--- Start Data block ---
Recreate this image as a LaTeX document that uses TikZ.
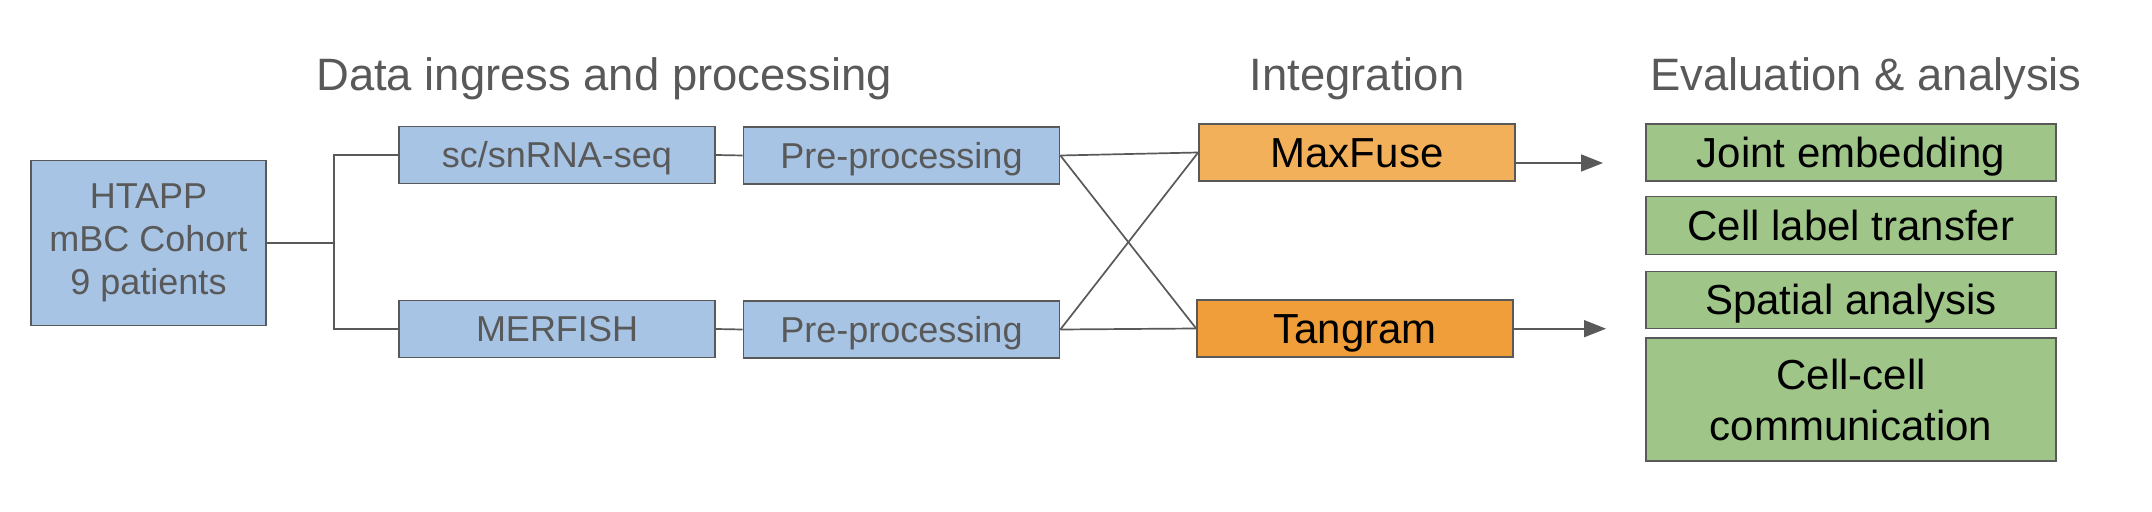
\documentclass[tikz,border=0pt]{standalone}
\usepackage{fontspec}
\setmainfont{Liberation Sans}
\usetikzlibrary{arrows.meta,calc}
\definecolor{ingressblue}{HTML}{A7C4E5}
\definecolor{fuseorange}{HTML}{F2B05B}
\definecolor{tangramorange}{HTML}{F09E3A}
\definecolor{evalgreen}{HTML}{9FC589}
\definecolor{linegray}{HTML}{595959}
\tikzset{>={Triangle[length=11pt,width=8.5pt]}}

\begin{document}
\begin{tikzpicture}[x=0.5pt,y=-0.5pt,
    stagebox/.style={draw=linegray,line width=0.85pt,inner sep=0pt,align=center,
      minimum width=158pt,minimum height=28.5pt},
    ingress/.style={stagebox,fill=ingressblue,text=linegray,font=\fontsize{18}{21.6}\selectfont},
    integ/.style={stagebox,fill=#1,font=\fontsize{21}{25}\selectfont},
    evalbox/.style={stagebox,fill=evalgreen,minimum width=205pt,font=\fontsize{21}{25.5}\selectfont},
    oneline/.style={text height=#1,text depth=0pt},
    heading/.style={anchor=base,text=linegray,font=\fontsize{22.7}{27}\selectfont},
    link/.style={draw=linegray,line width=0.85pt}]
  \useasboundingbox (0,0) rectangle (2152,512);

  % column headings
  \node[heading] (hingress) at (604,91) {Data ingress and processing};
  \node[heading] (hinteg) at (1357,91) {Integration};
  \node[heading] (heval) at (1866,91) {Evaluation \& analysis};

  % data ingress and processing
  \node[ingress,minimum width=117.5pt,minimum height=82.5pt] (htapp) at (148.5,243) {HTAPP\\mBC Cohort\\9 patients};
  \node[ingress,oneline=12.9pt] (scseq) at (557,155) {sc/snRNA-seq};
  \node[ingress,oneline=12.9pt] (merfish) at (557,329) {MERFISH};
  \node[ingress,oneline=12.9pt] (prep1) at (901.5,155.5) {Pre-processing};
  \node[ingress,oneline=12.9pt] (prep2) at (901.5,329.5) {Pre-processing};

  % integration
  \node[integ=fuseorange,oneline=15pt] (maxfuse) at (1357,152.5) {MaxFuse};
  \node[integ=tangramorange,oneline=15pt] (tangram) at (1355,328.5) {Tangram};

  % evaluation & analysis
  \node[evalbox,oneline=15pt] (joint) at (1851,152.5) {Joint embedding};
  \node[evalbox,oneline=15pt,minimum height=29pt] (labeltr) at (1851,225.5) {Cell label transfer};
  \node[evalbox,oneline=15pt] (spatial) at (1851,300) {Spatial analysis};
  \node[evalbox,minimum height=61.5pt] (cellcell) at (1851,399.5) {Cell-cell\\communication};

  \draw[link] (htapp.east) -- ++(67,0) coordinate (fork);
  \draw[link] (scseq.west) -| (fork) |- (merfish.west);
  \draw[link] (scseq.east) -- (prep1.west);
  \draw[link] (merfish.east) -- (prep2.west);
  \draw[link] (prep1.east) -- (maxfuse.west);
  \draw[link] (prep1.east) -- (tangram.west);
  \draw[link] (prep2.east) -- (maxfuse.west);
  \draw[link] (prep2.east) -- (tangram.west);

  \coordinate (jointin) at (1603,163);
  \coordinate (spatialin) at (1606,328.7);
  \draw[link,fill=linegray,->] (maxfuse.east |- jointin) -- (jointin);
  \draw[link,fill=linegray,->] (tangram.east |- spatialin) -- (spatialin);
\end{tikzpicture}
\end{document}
--- End Data block ---
→ **Exercise goal**: Repeat the material above word for word and skip every image in it.

→ **Output below**:
Recreate this image as a LaTeX document that uses TikZ.
\documentclass[tikz,border=0pt]{standalone}
\usepackage{fontspec}
\setmainfont{Liberation Sans}
\usetikzlibrary{arrows.meta,calc}
\definecolor{ingressblue}{HTML}{A7C4E5}
\definecolor{fuseorange}{HTML}{F2B05B}
\definecolor{tangramorange}{HTML}{F09E3A}
\definecolor{evalgreen}{HTML}{9FC589}
\definecolor{linegray}{HTML}{595959}
\tikzset{>={Triangle[length=11pt,width=8.5pt]}}

\begin{document}
\begin{tikzpicture}[x=0.5pt,y=-0.5pt,
    stagebox/.style={draw=linegray,line width=0.85pt,inner sep=0pt,align=center,
      minimum width=158pt,minimum height=28.5pt},
    ingress/.style={stagebox,fill=ingressblue,text=linegray,font=\fontsize{18}{21.6}\selectfont},
    integ/.style={stagebox,fill=#1,font=\fontsize{21}{25}\selectfont},
    evalbox/.style={stagebox,fill=evalgreen,minimum width=205pt,font=\fontsize{21}{25.5}\selectfont},
    oneline/.style={text height=#1,text depth=0pt},
    heading/.style={anchor=base,text=linegray,font=\fontsize{22.7}{27}\selectfont},
    link/.style={draw=linegray,line width=0.85pt}]
  \useasboundingbox (0,0) rectangle (2152,512);

  % column headings
  \node[heading] (hingress) at (604,91) {Data ingress and processing};
  \node[heading] (hinteg) at (1357,91) {Integration};
  \node[heading] (heval) at (1866,91) {Evaluation \& analysis};

  % data ingress and processing
  \node[ingress,minimum width=117.5pt,minimum height=82.5pt] (htapp) at (148.5,243) {HTAPP\\mBC Cohort\\9 patients};
  \node[ingress,oneline=12.9pt] (scseq) at (557,155) {sc/snRNA-seq};
  \node[ingress,oneline=12.9pt] (merfish) at (557,329) {MERFISH};
  \node[ingress,oneline=12.9pt] (prep1) at (901.5,155.5) {Pre-processing};
  \node[ingress,oneline=12.9pt] (prep2) at (901.5,329.5) {Pre-processing};

  % integration
  \node[integ=fuseorange,oneline=15pt] (maxfuse) at (1357,152.5) {MaxFuse};
  \node[integ=tangramorange,oneline=15pt] (tangram) at (1355,328.5) {Tangram};

  % evaluation & analysis
  \node[evalbox,oneline=15pt] (joint) at (1851,152.5) {Joint embedding};
  \node[evalbox,oneline=15pt,minimum height=29pt] (labeltr) at (1851,225.5) {Cell label transfer};
  \node[evalbox,oneline=15pt] (spatial) at (1851,300) {Spatial analysis};
  \node[evalbox,minimum height=61.5pt] (cellcell) at (1851,399.5) {Cell-cell\\communication};

  \draw[link] (htapp.east) -- ++(67,0) coordinate (fork);
  \draw[link] (scseq.west) -| (fork) |- (merfish.west);
  \draw[link] (scseq.east) -- (prep1.west);
  \draw[link] (merfish.east) -- (prep2.west);
  \draw[link] (prep1.east) -- (maxfuse.west);
  \draw[link] (prep1.east) -- (tangram.west);
  \draw[link] (prep2.east) -- (maxfuse.west);
  \draw[link] (prep2.east) -- (tangram.west);

  \coordinate (jointin) at (1603,163);
  \coordinate (spatialin) at (1606,328.7);
  \draw[link,fill=linegray,->] (maxfuse.east |- jointin) -- (jointin);
  \draw[link,fill=linegray,->] (tangram.east |- spatialin) -- (spatialin);
\end{tikzpicture}
\end{document}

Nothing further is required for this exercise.